Celso Athayde, Mano Brown e Emicida já eram referência
para a favela muito antes da academia
Recentemente estive numa universidade para testemunhar um
momento histórico: o título de honoris causa concedido a meu irmão Celso
Athayde. Enquanto ele subia ao palco, passou um filme na minha cabeça. Não era
só sobre ele. Era sobre uma linhagem inteira, uma genealogia da rua, da favela
e da inteligência orgânica brasileira que, enfim, começa a ser reconhecida
pelas instituições formais.
Há algum tempo, Mano Brown recebeu honoris causa da
Universidade Federal do Recôncavo da Bahia. Depois, Emicida foi homenageado
pela Universidade Federal do Rio Grande do Sul. Três homens, três trajetórias,
três impactos profundos na cultura brasileira. E os três — cada qual numa etapa
da minha vida — foram a base da minha formação como homem preto, favelado,
politizado e orgânico.
Mano Brown foi meu primeiro professor. Sem
nunca ter me visto, me ensinou a organizar o ódio, a revolta, o senso de
injustiça. A transformar dor em consciência, raiva em direção, caos em
linguagem. Suas letras foram alfabetização emocional e política para milhares.
Ele nos deu régua, compasso e norte.
Emicida é a continuidade da minha geração. Carrega nas
palavras a herança das ruas, mas com uma capacidade extraordinária de ampliar
debates, tensionar o país e ocupar espaços onde antes não imaginávamos estar.
Produz um rap consciente e sofisticado, elabora modelos de negócio inovadores,
constrói pontes. É um dos grandes intelectuais públicos do Brasil, mesmo que o
país custe a admitir.
Athayde vem antes de todos nós. Abriu caminhos que ainda
aprendemos a percorrer. Esteve nas batalhas que impulsionaram o rap brasileiro,
participou do momento mais feroz do hip hop, quando a cultura precisava de mãos
firmes. Fundou a Central Única das Favelas, criou a primeira holding de favelas
do mundo e recebeu reconhecimento internacional ao ser premiado pelo Fórum
Econômico Mundial de Davos como empreendedor de impacto. Ele não só abriu a
porta. Construiu a casa, levantou a laje e chamou a vizinhança.

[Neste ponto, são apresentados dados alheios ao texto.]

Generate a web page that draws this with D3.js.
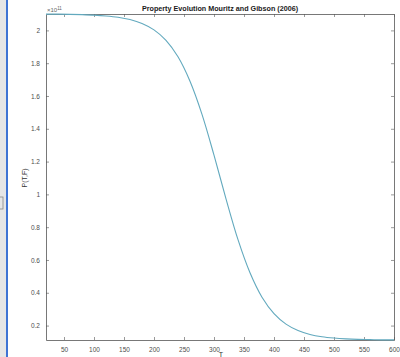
<!DOCTYPE html>
<html>
<head>
<meta charset="utf-8">
<script src="https://cdn.jsdelivr.net/npm/d3@7"></script>
<style>
  body { margin: 0; background: #fff; }
  .axis text { fill: #4d4d4d; font-family: 'Liberation Sans', Arial, sans-serif; font-size: 6.5px; }
  .axis line, .axis path { stroke: #555; }
</style>
</head>
<body>
<div id="chart"></div>
<script>
// T values and property (x 1e11)
const temps = [20, 40, 60, 80, 100, 120, 140, 160, 180, 200, 220, 240, 260, 280, 300, 320, 340, 360, 380, 400, 420, 440, 460, 480, 500, 520, 540, 560, 580, 600];
const props = [2.099, 2.099, 2.098, 2.096, 2.093, 2.088, 2.080, 2.066, 2.042, 2.003, 1.939, 1.839, 1.690, 1.488, 1.239, 0.973, 0.724, 0.522, 0.373, 0.273, 0.209, 0.170, 0.146, 0.132, 0.124, 0.119, 0.116, 0.1145, 0.113, 0.113];
const xTicks = [50, 100, 150, 200, 250, 300, 350, 400, 450, 500, 550, 600];
const yTicks = [0.2, 0.4, 0.6, 0.8, 1, 1.2, 1.4, 1.6, 1.8, 2];

const width = 400, height = 357;
const margin = { top: 14, right: 6, bottom: 17, left: 46 };
const w = width - margin.left - margin.right;
const h = height - margin.top - margin.bottom;

const svg = d3.select("#chart").append("svg")
  .attr("width", width)
  .attr("height", height);

// left window strip
svg.append("rect").attr("x", 0).attr("y", 0).attr("width", 7).attr("height", height).attr("fill", "#e6e6e6");
svg.append("rect").attr("x", 6).attr("y", 0).attr("width", 2).attr("height", height).attr("fill", "#3f74d4");
svg.append("rect").attr("x", -1).attr("y", 197).attr("width", 4).attr("height", 12)
  .attr("fill", "none").attr("stroke", "#888").attr("stroke-width", 0.8);

const g = svg.append("g").attr("transform", `translate(${margin.left},${margin.top})`);

const x = d3.scaleLinear().domain([20, 600]).range([0, w]);
const y = d3.scaleLinear().domain([0.112, 2.1]).range([h, 0]);

// inward ticks, MATLAB style, on all four sides
g.append("g").attr("class", "axis")
  .attr("transform", `translate(0,${h})`)
  .call(d3.axisBottom(x).tickValues(xTicks).tickSize(-3).tickPadding(7).tickSizeOuter(0));
g.append("g").attr("class", "axis")
  .call(d3.axisTop(x).tickValues(xTicks).tickSize(-3).tickFormat("").tickSizeOuter(0));
g.append("g").attr("class", "axis")
  .call(d3.axisLeft(y).tickValues(yTicks).tickSize(-3).tickPadding(6).tickSizeOuter(0).tickFormat(d3.format("~g")));
g.append("g").attr("class", "axis")
  .attr("transform", `translate(${w},0)`)
  .call(d3.axisRight(y).tickValues(yTicks).tickSize(-3).tickFormat("").tickSizeOuter(0));

g.selectAll(".axis path").attr("stroke-width", 0.8);
g.selectAll(".axis line").attr("stroke-width", 0.6);

const data = temps.map((t, i) => ({ t, p: props[i] }));
g.append("path")
  .datum(data)
  .attr("fill", "none")
  .attr("stroke", "#62a9be")
  .attr("stroke-width", 1.1)
  .attr("d", d3.line().curve(d3.curveCatmullRom).x(d => x(d.t)).y(d => y(d.p)));

// exponent label
const ex = svg.append("text")
  .attr("x", margin.left + 1).attr("y", margin.top - 2)
  .attr("font-family", "'Liberation Sans', Arial, sans-serif")
  .attr("font-size", 6).attr("fill", "#666");
ex.append("tspan").text("\u00d710");
ex.append("tspan").attr("font-size", 4.5).attr("dy", -2.5).text("11");

svg.append("text")
  .attr("x", 220).attr("y", 11)
  .attr("text-anchor", "middle")
  .attr("font-family", "'Liberation Sans', Arial, sans-serif")
  .attr("font-weight", "bold")
  .attr("font-size", 7.2)
  .attr("fill", "#1a1a1a")
  .text("Property Evolution Mouritz and Gibson (2006)");

svg.append("text")
  .attr("x", 221).attr("y", 357)
  .attr("text-anchor", "middle")
  .attr("font-family", "'Liberation Sans', Arial, sans-serif")
  .attr("font-size", 7).attr("fill", "#333")
  .text("T");

svg.append("text")
  .attr("transform", "translate(27,178) rotate(-90)")
  .attr("text-anchor", "middle")
  .attr("font-family", "'Liberation Sans', Arial, sans-serif")
  .attr("font-size", 7).attr("fill", "#333")
  .text("P(T,F)");
</script>
</body>
</html>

Esses três homens, que chamo de irmãos e parentes, sempre
foram doutores da vida. Já eram intelectuais orgânicos muito antes do diploma.
Já eram referência para a favela muito antes da academia. As universidades
apenas oficializam o que a rua proclamou há décadas.
Essa energia, a força dessa linhagem, está condensada no
novo trabalho do Emicida: “Emicida Racional VL3”. Ali, ele acessa algo raro:
uma literatura que nasce da dureza das quebradas, mas dialoga com a beleza dos
palácios; uma gramática sofisticada, poética; uma inteligência que costura
histórias, dores e vitórias. Uma obra que reúne três gerações de pensamento
negro, favela, filosofia e criação.
Estive na audição do disco. A cada verso, sentia as peças se
encaixando. Era impossível não lembrar como cada um desses homens moldou etapas
distintas da minha vida, como cada elo dessa corrente sustenta o momento que
vivemos agora, num tempo de rivalidade, algoritmos e desumanização acelerada.
Eles nos devolvem humanidade, profundidade, beleza e horizonte.
No meio de um país que insiste em se esquecer de si, eles
representam um Brasil que o Brasil não conhece. Um Brasil que sempre existiu,
mas permaneceu invisibilizado. Um Brasil potente, bonito, altivo, apesar das
tragédias e além delas.
Por isso, hoje digo com orgulho: tenho doutores na família.
Não porque receberam o título, mas porque sempre foram. São eles que fazem
pulsar o novo no Brasil e reformulam a imaginação do país.
Muito obrigado, meus doutores. Muito obrigado, meus irmãos.